RECORDED DATA
━━━━━━━━━━━━━━━━━━━━━━━━━━━━━━
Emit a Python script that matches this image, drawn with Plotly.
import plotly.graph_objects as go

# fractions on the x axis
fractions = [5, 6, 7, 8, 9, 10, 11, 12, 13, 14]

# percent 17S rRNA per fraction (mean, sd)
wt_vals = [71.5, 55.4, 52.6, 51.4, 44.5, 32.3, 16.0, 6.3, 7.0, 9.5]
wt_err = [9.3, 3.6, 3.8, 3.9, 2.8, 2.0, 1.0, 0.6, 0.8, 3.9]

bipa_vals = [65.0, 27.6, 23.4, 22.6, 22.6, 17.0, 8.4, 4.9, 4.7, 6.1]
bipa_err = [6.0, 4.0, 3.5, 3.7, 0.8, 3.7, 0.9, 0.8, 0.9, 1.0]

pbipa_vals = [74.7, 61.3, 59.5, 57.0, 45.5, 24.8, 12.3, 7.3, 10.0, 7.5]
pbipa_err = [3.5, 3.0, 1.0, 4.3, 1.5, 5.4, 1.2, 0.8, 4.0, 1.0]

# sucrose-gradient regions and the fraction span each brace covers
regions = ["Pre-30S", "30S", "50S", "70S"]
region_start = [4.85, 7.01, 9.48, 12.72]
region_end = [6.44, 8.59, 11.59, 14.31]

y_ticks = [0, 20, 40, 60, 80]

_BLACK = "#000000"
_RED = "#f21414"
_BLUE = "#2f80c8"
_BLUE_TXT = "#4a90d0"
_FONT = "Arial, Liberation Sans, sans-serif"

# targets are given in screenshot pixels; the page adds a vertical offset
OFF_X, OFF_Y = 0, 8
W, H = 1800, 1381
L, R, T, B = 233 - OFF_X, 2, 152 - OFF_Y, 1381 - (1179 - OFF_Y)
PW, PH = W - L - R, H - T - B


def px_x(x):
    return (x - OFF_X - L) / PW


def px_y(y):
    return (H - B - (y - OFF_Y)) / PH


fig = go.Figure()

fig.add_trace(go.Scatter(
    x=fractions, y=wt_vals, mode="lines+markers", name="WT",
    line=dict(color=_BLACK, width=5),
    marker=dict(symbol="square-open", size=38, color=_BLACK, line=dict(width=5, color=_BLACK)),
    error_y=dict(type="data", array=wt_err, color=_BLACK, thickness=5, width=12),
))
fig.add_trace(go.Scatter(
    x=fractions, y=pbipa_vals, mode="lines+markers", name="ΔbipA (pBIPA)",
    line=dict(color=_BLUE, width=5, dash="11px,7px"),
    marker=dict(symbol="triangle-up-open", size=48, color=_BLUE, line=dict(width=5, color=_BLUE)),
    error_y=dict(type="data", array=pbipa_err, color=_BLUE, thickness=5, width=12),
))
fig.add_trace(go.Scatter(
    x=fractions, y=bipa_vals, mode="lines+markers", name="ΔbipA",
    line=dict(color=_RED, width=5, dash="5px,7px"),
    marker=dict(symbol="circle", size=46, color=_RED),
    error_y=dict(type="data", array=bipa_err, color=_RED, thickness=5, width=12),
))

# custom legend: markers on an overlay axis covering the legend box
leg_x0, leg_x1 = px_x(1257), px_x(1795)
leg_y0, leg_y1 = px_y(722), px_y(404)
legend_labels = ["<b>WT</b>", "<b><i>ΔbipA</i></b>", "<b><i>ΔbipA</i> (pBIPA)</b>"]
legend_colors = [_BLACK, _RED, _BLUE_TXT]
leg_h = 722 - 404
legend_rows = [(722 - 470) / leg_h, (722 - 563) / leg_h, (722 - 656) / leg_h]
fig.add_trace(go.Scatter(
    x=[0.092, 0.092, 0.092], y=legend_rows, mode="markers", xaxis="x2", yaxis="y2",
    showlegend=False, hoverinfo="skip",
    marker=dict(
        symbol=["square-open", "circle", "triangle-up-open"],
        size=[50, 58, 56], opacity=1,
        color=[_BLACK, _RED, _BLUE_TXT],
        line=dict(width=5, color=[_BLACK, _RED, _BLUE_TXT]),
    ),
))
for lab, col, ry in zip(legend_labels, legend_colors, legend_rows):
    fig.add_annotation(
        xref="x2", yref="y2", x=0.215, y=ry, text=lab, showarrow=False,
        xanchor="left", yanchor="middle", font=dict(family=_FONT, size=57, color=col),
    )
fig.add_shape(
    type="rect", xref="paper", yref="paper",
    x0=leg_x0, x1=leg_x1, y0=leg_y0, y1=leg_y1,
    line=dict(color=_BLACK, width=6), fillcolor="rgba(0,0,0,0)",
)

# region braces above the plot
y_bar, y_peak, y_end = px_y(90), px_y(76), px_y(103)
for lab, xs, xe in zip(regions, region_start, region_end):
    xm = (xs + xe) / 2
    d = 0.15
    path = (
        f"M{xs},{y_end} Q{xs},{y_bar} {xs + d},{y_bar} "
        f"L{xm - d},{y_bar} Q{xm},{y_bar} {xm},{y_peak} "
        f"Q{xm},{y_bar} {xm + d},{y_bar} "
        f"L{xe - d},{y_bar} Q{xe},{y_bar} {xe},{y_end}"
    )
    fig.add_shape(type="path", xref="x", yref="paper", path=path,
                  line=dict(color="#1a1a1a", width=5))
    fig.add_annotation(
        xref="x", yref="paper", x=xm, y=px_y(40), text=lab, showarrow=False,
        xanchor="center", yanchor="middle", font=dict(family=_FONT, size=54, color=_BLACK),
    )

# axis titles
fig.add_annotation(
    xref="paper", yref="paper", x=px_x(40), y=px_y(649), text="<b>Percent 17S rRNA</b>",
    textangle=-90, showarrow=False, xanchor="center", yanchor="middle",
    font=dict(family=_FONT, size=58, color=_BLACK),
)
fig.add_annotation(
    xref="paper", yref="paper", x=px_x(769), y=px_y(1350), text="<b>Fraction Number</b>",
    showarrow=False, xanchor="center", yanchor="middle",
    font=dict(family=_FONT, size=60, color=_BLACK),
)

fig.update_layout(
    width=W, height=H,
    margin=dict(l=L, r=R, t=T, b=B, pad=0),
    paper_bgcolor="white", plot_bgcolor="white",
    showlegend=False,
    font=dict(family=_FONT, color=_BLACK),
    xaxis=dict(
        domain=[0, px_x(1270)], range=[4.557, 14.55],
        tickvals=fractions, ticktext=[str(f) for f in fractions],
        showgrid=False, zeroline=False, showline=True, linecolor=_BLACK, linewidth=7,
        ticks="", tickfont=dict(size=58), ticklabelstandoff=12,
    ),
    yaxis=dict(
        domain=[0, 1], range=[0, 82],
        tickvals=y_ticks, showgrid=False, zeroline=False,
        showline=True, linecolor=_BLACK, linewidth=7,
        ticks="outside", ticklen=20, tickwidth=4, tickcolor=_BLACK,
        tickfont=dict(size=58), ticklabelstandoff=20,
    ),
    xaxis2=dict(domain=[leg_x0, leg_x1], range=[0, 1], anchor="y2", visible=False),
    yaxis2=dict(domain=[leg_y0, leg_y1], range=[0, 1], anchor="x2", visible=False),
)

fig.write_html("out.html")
━━━━━━━━━━━━━━━━━━━━━━━━━━━━━━
DIRECTIONS FOR THIS TASK
Print only the lines that run from the start of the listing to the line bearing "0.8, 0.9, 1.0]"; please keep the first line and that last one, exactly as they appear.

THE RESULT
Emit a Python script that matches this image, drawn with Plotly.
import plotly.graph_objects as go

# fractions on the x axis
fractions = [5, 6, 7, 8, 9, 10, 11, 12, 13, 14]

# percent 17S rRNA per fraction (mean, sd)
wt_vals = [71.5, 55.4, 52.6, 51.4, 44.5, 32.3, 16.0, 6.3, 7.0, 9.5]
wt_err = [9.3, 3.6, 3.8, 3.9, 2.8, 2.0, 1.0, 0.6, 0.8, 3.9]

bipa_vals = [65.0, 27.6, 23.4, 22.6, 22.6, 17.0, 8.4, 4.9, 4.7, 6.1]
bipa_err = [6.0, 4.0, 3.5, 3.7, 0.8, 3.7, 0.9, 0.8, 0.9, 1.0]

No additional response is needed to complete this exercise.